Rebecca P. Hall was a resident of Delaware, and on March 28th, 1940, letters testamentary on her estate were granted to Mary P. Huxley by the Register of Wills for New ‘ Castle County. William H. Peoples died intestate, a resident of Delaware, May 19th, 1892, and left to survive him a widow, Mary Jane Peoples, and one child, Mary P. Huxley, one of the complainants. Letters of administration on his *215estate were granted to the said Mary Jane Peoples by the Register of Wills for New Castle County, and her final administration account was approved, and the estate closed on June 5th, 1893. Mary Jane Peoples died intestate, a resident of Delaware, May 18th, 1920, and letters of administration on her estate were granted by the Register of Wills for New Castle County to the said Mary P. Huxley, who was her sole heir and next of kin. Her final account was approved and the estate was closed June 29th, 1921. Sarah P. Stout, sometimes known as Sallie P. Stout, died intestate, a resident of Pennsylvania, July 10th, 1906, leaving as her next of kin and heirs at law her husband, Morris A. Stout, Sr., and two children, Morris A. Stout, Jr., and Reba Si Snyder. Letters of administration on her estate were granted by the Register of Wills of Philadelphia County, Pennsylvania, to her husband, Morris A. Stout, Sr., October 25th, 1906. Morris A. Stout, Jr., sometimes known as M. Albert Stout, Jr., died after the bill was filed, and his administratrix, Virginia W. Stout, has been substituted as a complainant. By agreement of the interested parties, any share of the estate of Sarah P. Stout, in the intestate fund to be distributed, is to be divided between Virginia W. Stout, Administratrix, and Reba S. Snyder; Morris A. Stout, Sr. having waived and assigned his interest.
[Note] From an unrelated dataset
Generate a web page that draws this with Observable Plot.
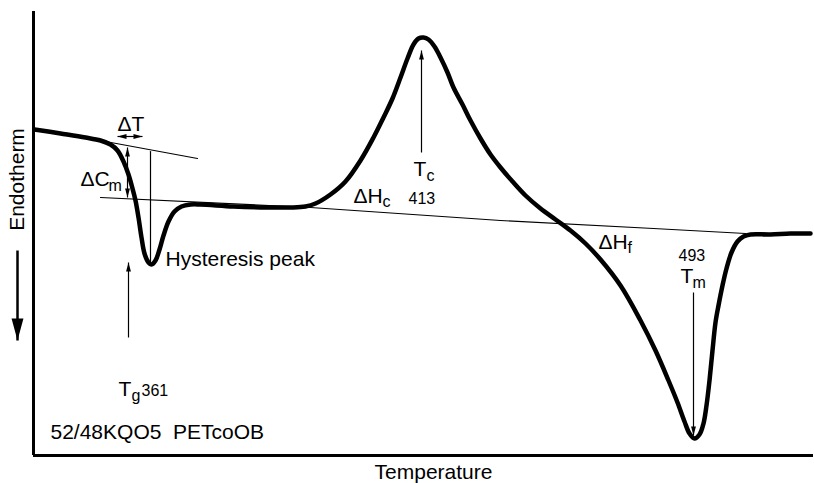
<!DOCTYPE html>
<html><head><meta charset="utf-8">
<script src="https://cdn.jsdelivr.net/npm/d3@7"></script>
<script src="https://cdn.jsdelivr.net/npm/@observablehq/plot@0.6"></script>
<style>
html,body{margin:0;padding:0;background:#fff;}
</style></head><body><div id="chart"></div>
<script>
// DSC trace (arbitrary units): temperature → endotherm (endotherm points down)
const curveT = [1,27,52,67,77,84,90,95,99,102,105,108,111,115,118,122,126,130,135,141,148,157,167,200,234,257,272,282,297,312,327,340,350,359,367,374,380,385,390,395,401,407,414,420,429,437,447,457,467,479,492,507,522,537,552,567,587,607,622,635,644,651,656,661,666,670,673,676,679,682,685,689,693,698,704,710,717,737,757,777];
const curveE = [118,122,126,129,133,139,150,163,177,189,206,226,242,251,253,249,238,224,210,200,195,193,193,195,196,196,195,192,183,170,149,126,106,87,66,47,33,27,26,28,35,46,61,76,93,109,127,143,156,170,184,197,208,219,232,248,274,309,339,369,391,410,422,427,423,412,394,369,339,311,294,274,257,241,230,225,223,223,222,222];

// construction lines
const tangentT = [72,164];
const tangentE = [130,147];
const baselineT = [67,277,467,620,712];
const baselineE = [186,196,209,217,222];
const dropT = [117,117];
const dropE = [140,251];

// arrows: start → end, heads at "end" or at "both" ends
const arrowName = ["dCm","dT","Tg","Tc","Tm"];
const arrowT1 = [94,84,95,388,660];
const arrowE1 = [186,125,326,141,281];
const arrowT2 = [94,109,95,388,660];
const arrowE2 = [136,125,251,39,424];
const arrowHeads = ["both","both","end","end","end"];

// axis direction arrow (Endotherm)
const endoT1 = [-16], endoE1 = [239], endoT2 = [-16], endoE2 = [329];

// labels
const mainText = ["ΔT","ΔC","Hysteresis peak","T","T","ΔH","ΔH","T","52/48KQO5\u00a0\u00a0PETcoOB"];
const mainT = [84,47,132,85,380,320,565,647,17];
const mainE = [119,174,254,384,164,191,237,271,427];
const subText = ["m","g","c","c","f","m"];
const subT = [75,98,393,349,594,659];
const subE = [179,389,169,195,241,276];
const numText = ["361","413","493"];
const numT = [108,375,645];
const numE = [384,192,249];
const xTitle = "Temperature";
const yTitle = "Endotherm";

const zip = (a, b) => a.map((v, i) => ({t: v, e: b[i]}));
const curve = zip(curveT, curveE);
const tangent = zip(tangentT, tangentE);
const baseline = zip(baselineT, baselineE);
const drop = zip(dropT, dropE);
const arrows = arrowName.map((n, i) => ({t1: arrowT1[i], e1: arrowE1[i], t2: arrowT2[i], e2: arrowE2[i], heads: arrowHeads[i]}));
const angle = (dx, dy) => Math.atan2(dx, -dy) * 180 / Math.PI;
const heads = [];
for (const a of arrows) {
  heads.push({t: a.t2, e: a.e2, rot: angle(a.t2 - a.t1, a.e2 - a.e1)});
  if (a.heads === "both") heads.push({t: a.t1, e: a.e1, rot: angle(a.t1 - a.t2, a.e1 - a.e2)});
}
const endo = [{t1: endoT1[0], e1: endoE1[0], t2: endoT2[0], e2: endoE2[0]}];
const endoHead = [{t: endoT2[0], e: endoE2[0], rot: angle(endoT2[0]-endoT1[0], endoE2[0]-endoE1[0])}];
const labels = (txt, T, E) => txt.map((s, i) => ({s, t: T[i], e: E[i]}));

const headSymbol = {
  draw(context, size) {
    const r = Math.sqrt(size / Math.PI);
    context.moveTo(0, 0);
    context.lineTo(r * 0.27, r);
    context.lineTo(-r * 0.27, r);
    context.closePath();
  }
};

const font = "'Liberation Sans', Arial, Helvetica, sans-serif";
const chart = Plot.plot({
  width: 814,
  height: 483,
  marginLeft: 33,
  marginRight: 1,
  marginTop: 11,
  marginBottom: 28,
  x: {domain: [0, 780], axis: null},
  y: {domain: [0, 444], reverse: true, axis: null},
  style: {fontFamily: font, background: "white", overflow: "visible"},
  marks: [
    Plot.ruleX([0], {stroke: "black", strokeWidth: 3}),
    Plot.ruleY([444], {stroke: "black", strokeWidth: 3}),
    Plot.line(tangent, {x: "t", y: "e", stroke: "black", strokeWidth: 1.2}),
    Plot.line(baseline, {x: "t", y: "e", stroke: "black", strokeWidth: 1.2}),
    Plot.line(drop, {x: "t", y: "e", stroke: "black", strokeWidth: 1.2}),
    Plot.link(arrows, {x1: "t1", y1: "e1", x2: "t2", y2: "e2", stroke: "black", strokeWidth: 1.2}),
    Plot.dot(heads, {x: "t", y: "e", rotate: "rot", symbol: headSymbol, r: 9, fill: "black", stroke: "none"}),
    Plot.link(endo, {x1: "t1", y1: "e1", x2: "t2", y2: "e2", stroke: "black", strokeWidth: 2.5}),
    Plot.dot(endoHead, {x: "t", y: "e", rotate: "rot", symbol: headSymbol, r: 22, fill: "black", stroke: "none"}),
    Plot.line(curve, {x: "t", y: "e", curve: "catmull-rom", stroke: "black", strokeWidth: 4.5, strokeLinejoin: "round"}),
    Plot.text(labels(mainText, mainT, mainE), {x: "t", y: "e", text: "s", textAnchor: "start", lineAnchor: "bottom", fontSize: 21, fill: "black"}),
    Plot.text(labels(subText, subT, subE), {x: "t", y: "e", text: "s", textAnchor: "start", lineAnchor: "bottom", fontSize: 16, fill: "black"}),
    Plot.text(labels(numText, numT, numE), {x: "t", y: "e", text: "s", textAnchor: "start", lineAnchor: "bottom", fontSize: 16, fill: "black"}),
    Plot.text([xTitle], {x: 400, y: 467, text: d => d, textAnchor: "middle", lineAnchor: "bottom", fontSize: 21, fill: "black"}),
    Plot.text([yTitle], {x: -16, y: 168, text: d => d, rotate: -90, textAnchor: "middle", lineAnchor: "middle", fontSize: 21, fill: "black"})
  ]
});
document.getElementById("chart").appendChild(chart);
</script>
</body></html>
John H. Peoples died a resident of Delaware, leaving a will, whereby he bequeathed the residue of his estate to his brother, Alfred D. Peoples. His will was probated before the Register of Wills for New Castle County on February 19th, 1914. Letters testamentary on his estate were granted to Alfred D. Peoples, and his final account was approved and the estate closed January 19th, 1915. Alfred D. Peoples died a resident of Delaware, leaving a will, wherein he named George Lodge, Vaughan Clavey and the Equitable Trust Company executors. Letters testamentary on his estate were granted to the executors named in his will on June 7th, *2161939. George Lodge, one of the executors, died after the bill was filed.

From the foregoing facts, it is apparent that after the payment of the costs and reasonable attorneys’ fees, the fund in the hands of the trustees must be distributed as follows:

To Mary P. Huxley, Executrix of Rebecca P. Hall, one-fifth ; to Mary P. Huxley, one-fifth; to Reba S. Snyder, one-tenth; to Virginia W. Stout, Administratrix of Morris A. Stout, Jr., one-tenth; and to Vaughan Clavey and Equitable Trust Company, surviving executors of Alfred D. Peoples, deceased, two-fifths.

A decree will be entered in accordance with this opinion.